What could go wrong?

According to Abdul Karim of HDFC Securities, while the outlook appears strong, several risks could disrupt the growth trajectory-here's what investors should watch out for.

  • Indian rupee appreciation against the USD, pricing pressure, retention of the skilled headcounts, strict immigration norms and rise in visa costs are key concerns.
  • The company has high exposure to the Communications vertical, which offers a potential opportunity; however, any headwinds in the Communications vertical could impact its revenue generation.
  • Tech Mahindra has to constantly compete with Indian IT majors such as TCS, Infosys, HCL Tech, Cognizant, and Wipro; and also global players such as IBM, Accenture, and Computer Sciences Corporation.
  • Tech Mahindra's presence in a highly competitive industry leads to pricing pressure, deal re-negotiations and deferrals and hence can impact the company's growth and profitability.
  • Unsustainable high utilisation rates are reasons for worry.
  • Any change in the contract nitty-gritty from large clients, like non-renewal of contracts or higher discounts due to aggressive competition intensity, can impact the sustainability and scalability of such clients.
  • Delays in decision-making due to higher uncertainty could create a challenge for TCV/ACV growth.
  • Higher than expected debt-funded capex or acquisition leading to deterioration in profitability and could impact cash generation.

Disclaimer: The views and recommendations expressed are solely those of the individual analysts or entities and do not reflect the views of Goodreturns.in or Greynium Information Technologies Private Limited (together referred to as "we").
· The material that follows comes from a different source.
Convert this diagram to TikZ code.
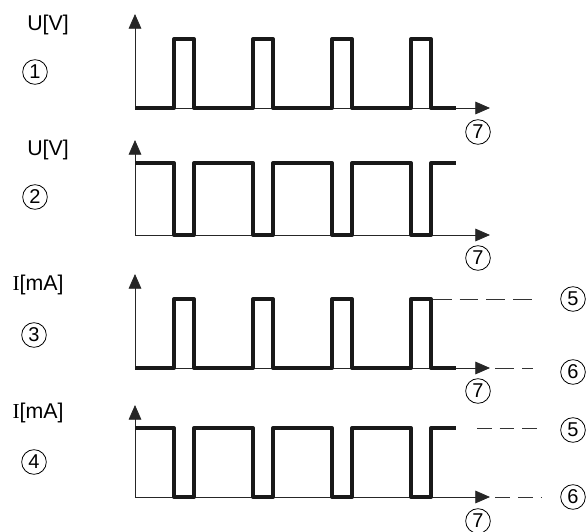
\documentclass[tikz,border=0pt]{standalone}
\usepackage{fontspec}
\setmainfont{Liberation Sans}
\newfontfamily\serifI{Liberation Serif}
\usetikzlibrary{arrows.meta}

\begin{document}
\begin{tikzpicture}[x=0.75pt,y=-0.75pt,
    >={Triangle[length=11pt,width=9.5pt]},
    axis/.style={draw=black!85,line width=0.6pt},
    wave/.style={draw=black!90,line width=3pt,line join=round},
    level/.style={draw=black!80,line width=0.6pt,dash pattern=on 14pt off 6pt},
    shortlevel/.style={draw=black!80,line width=0.6pt,dash pattern=on 11pt off 6pt}]
\useasboundingbox (0,0) rectangle (588,531);
\begin{scope}[every node/.style={font=\fontsize{16}{19}\selectfont}]
    \node (u1) at (48,25) {U[V]};
    \node (u2) at (48,150) {U[V]};
    \node (i3) at (38,285) {{\serifI I}[mA]};
    \node (i4) at (38,413) {{\serifI I}[mA]};
\end{scope}
\begin{scope}[every node/.style={circle,draw,line width=0.6pt,inner sep=0pt,
              minimum size=18.5pt,font=\fontsize{15}{18}\selectfont}]
    \node (n1) at (35,72) {1};
    \node (n2) at (35,197) {2};
    \node (n3) at (34,335) {3};
    \node (n4) at (34,462) {4};
    \node (hi3) at (573,299) {5};
    \node (lo3) at (573,372) {6};
    \node (hi4) at (573,430) {5};
    \node (lo4) at (573,497) {6};
    \node (t1) at (478,132) {7};
    \node (t2) at (478,258) {7};
    \node (t3) at (478,391) {7};
    \node (t4) at (478,521) {7};
\end{scope}
% axes
\coordinate (o1) at (135,108); \coordinate (y1) at (135,14);  \coordinate (x1) at (490,108);
\coordinate (o2) at (135,235); \coordinate (y2) at (135,140); \coordinate (x2) at (490,235);
\coordinate (o3) at (135,368); \coordinate (y3) at (135,274); \coordinate (x3) at (490,368);
\coordinate (o4) at (135,497); \coordinate (y4) at (135,405); \coordinate (x4) at (490,497);
\foreach \k in {1,2,3,4} {
    \draw [axis,->] (o\k) -- (y\k);
    \draw [axis,->] (o\k) -- (x\k);
}
% pulses
\draw [wave] (135,108) -- (174,108) -- (174,39) -- (194,39) -- (194,108)
    -- (253,108) -- (253,39) -- (273,39) -- (273,108)
    -- (332,108) -- (332,39) -- (352,39) -- (352,108)
    -- (411,108) -- (411,39) -- (431,39) -- (431,108) -- (456,108);
\draw [wave] (135,163) -- (174,163) -- (174,235) -- (194,235) -- (194,163)
    -- (253,163) -- (253,235) -- (273,235) -- (273,163)
    -- (332,163) -- (332,235) -- (352,235) -- (352,163)
    -- (411,163) -- (411,235) -- (431,235) -- (431,163) -- (456,163);
\draw [wave] (135,368) -- (174,368) -- (174,299) -- (194,299) -- (194,368)
    -- (253,368) -- (253,299) -- (273,299) -- (273,368)
    -- (332,368) -- (332,299) -- (352,299) -- (352,368)
    -- (411,368) -- (411,299) -- (431,299) -- (431,368) -- (456,368);
\draw [wave] (135,428) -- (174,428) -- (174,497) -- (194,497) -- (194,428)
    -- (253,428) -- (253,497) -- (273,497) -- (273,428)
    -- (332,428) -- (332,497) -- (352,497) -- (352,428)
    -- (411,428) -- (411,497) -- (431,497) -- (431,428) -- (456,428);
% levels
\draw [level] (433,299) -- (533,299);
\draw [level,dash phase=-4pt] (490,368) -- (533,368);
\draw [shortlevel] (477,428) -- (542,428);
\draw [shortlevel,dash phase=-4pt] (490,497) -- (542,497);
\end{tikzpicture}
\end{document}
We do not guarantee, endorse or take responsibility for the accuracy, completeness or reliability of any content, nor do we provide any investment advice or solicit the purchase or sale of securities. All information is provided for informational and educational purposes only and should be independently verified from licensed financial advisors before making any investment decisions.